- WHAT IS BEING ASKED
Every line from the start of the records through the line with "const yTicks = [0, 1, 2, 3, 4];" is to be written out exactly; pictures are not.

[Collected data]
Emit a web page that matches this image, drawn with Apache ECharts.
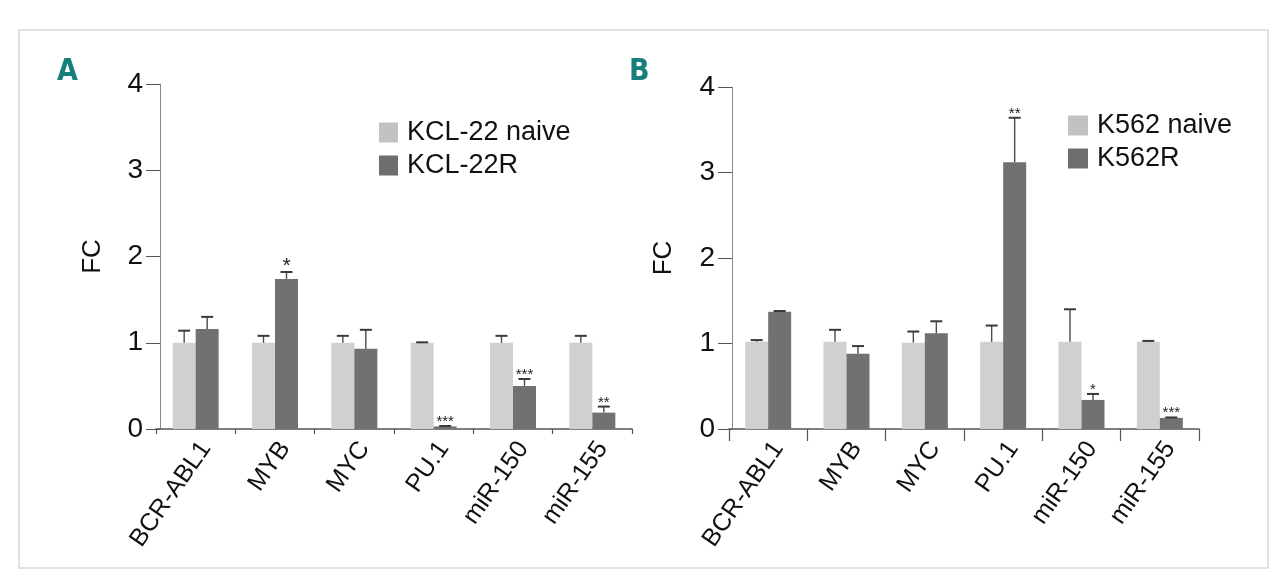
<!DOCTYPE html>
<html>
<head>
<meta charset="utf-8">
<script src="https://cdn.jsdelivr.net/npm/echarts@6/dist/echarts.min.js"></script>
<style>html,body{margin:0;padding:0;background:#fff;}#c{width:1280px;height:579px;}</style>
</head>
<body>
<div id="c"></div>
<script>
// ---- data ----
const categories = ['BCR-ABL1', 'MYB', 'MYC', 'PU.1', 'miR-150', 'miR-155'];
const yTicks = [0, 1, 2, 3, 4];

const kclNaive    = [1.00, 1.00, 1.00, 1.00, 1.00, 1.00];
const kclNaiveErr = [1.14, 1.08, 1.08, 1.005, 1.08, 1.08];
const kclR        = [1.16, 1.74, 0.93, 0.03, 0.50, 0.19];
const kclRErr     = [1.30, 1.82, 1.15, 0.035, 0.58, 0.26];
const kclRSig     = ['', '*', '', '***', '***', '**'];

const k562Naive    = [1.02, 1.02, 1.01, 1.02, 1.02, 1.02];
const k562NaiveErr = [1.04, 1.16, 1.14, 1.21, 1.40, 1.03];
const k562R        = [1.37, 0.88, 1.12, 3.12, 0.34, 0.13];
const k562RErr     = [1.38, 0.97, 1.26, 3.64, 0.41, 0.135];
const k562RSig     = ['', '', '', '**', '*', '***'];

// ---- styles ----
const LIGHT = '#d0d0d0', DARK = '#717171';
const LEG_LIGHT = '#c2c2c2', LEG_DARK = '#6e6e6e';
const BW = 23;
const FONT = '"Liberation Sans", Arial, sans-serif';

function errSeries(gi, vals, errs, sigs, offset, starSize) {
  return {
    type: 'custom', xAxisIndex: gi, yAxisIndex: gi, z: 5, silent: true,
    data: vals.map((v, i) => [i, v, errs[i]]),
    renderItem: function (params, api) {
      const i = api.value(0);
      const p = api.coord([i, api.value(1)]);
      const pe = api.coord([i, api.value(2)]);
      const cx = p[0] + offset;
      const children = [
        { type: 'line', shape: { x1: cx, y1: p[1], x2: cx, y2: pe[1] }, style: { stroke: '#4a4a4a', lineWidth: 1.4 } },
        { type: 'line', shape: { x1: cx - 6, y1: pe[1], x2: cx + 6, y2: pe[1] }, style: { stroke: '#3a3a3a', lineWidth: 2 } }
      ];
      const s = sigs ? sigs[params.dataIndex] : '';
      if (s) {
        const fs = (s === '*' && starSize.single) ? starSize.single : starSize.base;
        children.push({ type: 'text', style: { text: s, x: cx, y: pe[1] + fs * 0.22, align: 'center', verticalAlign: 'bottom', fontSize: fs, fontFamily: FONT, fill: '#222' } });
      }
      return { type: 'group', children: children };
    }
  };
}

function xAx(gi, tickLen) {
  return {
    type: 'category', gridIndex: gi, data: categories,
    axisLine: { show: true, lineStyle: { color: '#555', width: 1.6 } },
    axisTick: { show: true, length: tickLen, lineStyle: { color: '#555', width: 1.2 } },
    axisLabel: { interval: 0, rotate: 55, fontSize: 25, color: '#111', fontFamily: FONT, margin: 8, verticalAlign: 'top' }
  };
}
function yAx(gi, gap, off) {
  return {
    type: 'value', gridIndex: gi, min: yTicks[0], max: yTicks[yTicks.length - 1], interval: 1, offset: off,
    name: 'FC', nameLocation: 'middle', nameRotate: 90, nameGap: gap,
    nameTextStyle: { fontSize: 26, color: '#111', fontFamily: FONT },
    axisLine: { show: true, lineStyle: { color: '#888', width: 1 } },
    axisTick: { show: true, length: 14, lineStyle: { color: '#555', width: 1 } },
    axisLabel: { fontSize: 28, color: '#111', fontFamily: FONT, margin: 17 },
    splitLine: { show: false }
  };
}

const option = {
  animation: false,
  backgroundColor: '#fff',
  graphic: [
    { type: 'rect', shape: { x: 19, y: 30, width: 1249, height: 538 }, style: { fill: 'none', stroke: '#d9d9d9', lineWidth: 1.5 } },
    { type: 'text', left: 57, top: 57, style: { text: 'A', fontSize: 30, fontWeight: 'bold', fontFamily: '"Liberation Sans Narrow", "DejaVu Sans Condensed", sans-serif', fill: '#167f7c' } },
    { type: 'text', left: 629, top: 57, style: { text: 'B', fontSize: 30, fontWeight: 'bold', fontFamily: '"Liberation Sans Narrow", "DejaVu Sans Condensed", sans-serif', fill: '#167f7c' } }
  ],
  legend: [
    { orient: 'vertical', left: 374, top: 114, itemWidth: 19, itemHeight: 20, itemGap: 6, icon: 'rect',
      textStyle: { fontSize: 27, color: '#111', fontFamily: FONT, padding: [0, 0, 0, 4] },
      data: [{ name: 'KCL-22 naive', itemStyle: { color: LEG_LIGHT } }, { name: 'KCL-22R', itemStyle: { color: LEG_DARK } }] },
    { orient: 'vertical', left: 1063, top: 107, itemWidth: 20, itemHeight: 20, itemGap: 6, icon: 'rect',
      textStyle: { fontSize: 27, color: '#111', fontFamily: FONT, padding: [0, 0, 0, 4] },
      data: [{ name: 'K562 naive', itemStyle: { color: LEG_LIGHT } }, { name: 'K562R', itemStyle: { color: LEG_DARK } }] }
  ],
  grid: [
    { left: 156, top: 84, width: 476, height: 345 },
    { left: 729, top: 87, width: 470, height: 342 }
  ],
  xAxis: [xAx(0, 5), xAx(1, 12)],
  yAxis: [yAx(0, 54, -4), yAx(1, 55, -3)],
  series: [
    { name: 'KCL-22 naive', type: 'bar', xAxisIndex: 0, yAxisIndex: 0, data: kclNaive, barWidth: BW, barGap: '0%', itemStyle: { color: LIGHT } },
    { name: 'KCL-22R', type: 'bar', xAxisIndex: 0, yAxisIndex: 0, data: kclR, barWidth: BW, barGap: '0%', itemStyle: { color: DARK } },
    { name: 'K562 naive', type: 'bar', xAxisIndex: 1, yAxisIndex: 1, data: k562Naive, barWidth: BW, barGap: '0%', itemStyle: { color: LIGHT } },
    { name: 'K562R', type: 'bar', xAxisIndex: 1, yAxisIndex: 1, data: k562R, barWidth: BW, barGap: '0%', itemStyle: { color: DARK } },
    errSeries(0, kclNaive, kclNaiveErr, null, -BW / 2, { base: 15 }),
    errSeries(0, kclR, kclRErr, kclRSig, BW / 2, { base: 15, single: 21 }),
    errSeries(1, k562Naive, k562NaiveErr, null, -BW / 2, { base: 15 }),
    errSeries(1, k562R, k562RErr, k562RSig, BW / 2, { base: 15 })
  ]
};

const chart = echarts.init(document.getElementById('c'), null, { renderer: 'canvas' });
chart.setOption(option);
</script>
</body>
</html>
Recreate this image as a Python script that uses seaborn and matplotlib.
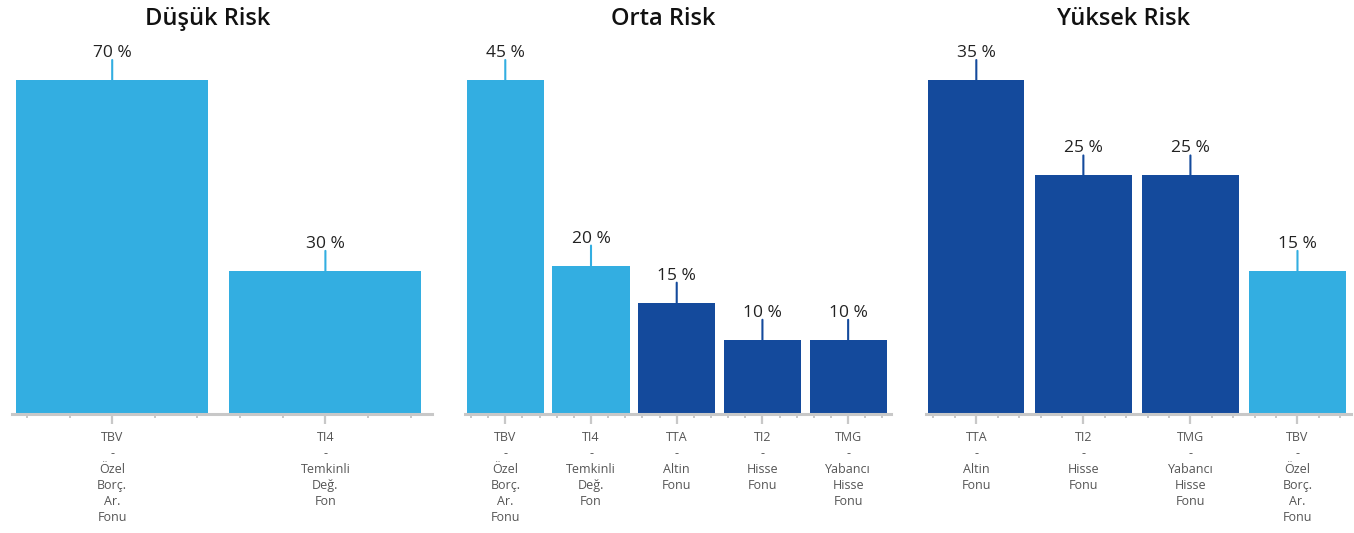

- SOLUTION TO THIS PROBLEM
Emit a web page that matches this image, drawn with Apache ECharts.
<!DOCTYPE html>
<html>
<head>
<meta charset="utf-8">
<script src="https://cdn.jsdelivr.net/npm/echarts@6/dist/echarts.min.js"></script>
<style>html,body{margin:0;padding:0;background:#fff;}#c{width:1280px;height:579px;}</style>
</head>
<body>
<div id="c"></div>
<script>
// ---- data ----
const categories = ['BCR-ABL1', 'MYB', 'MYC', 'PU.1', 'miR-150', 'miR-155'];
const yTicks = [0, 1, 2, 3, 4];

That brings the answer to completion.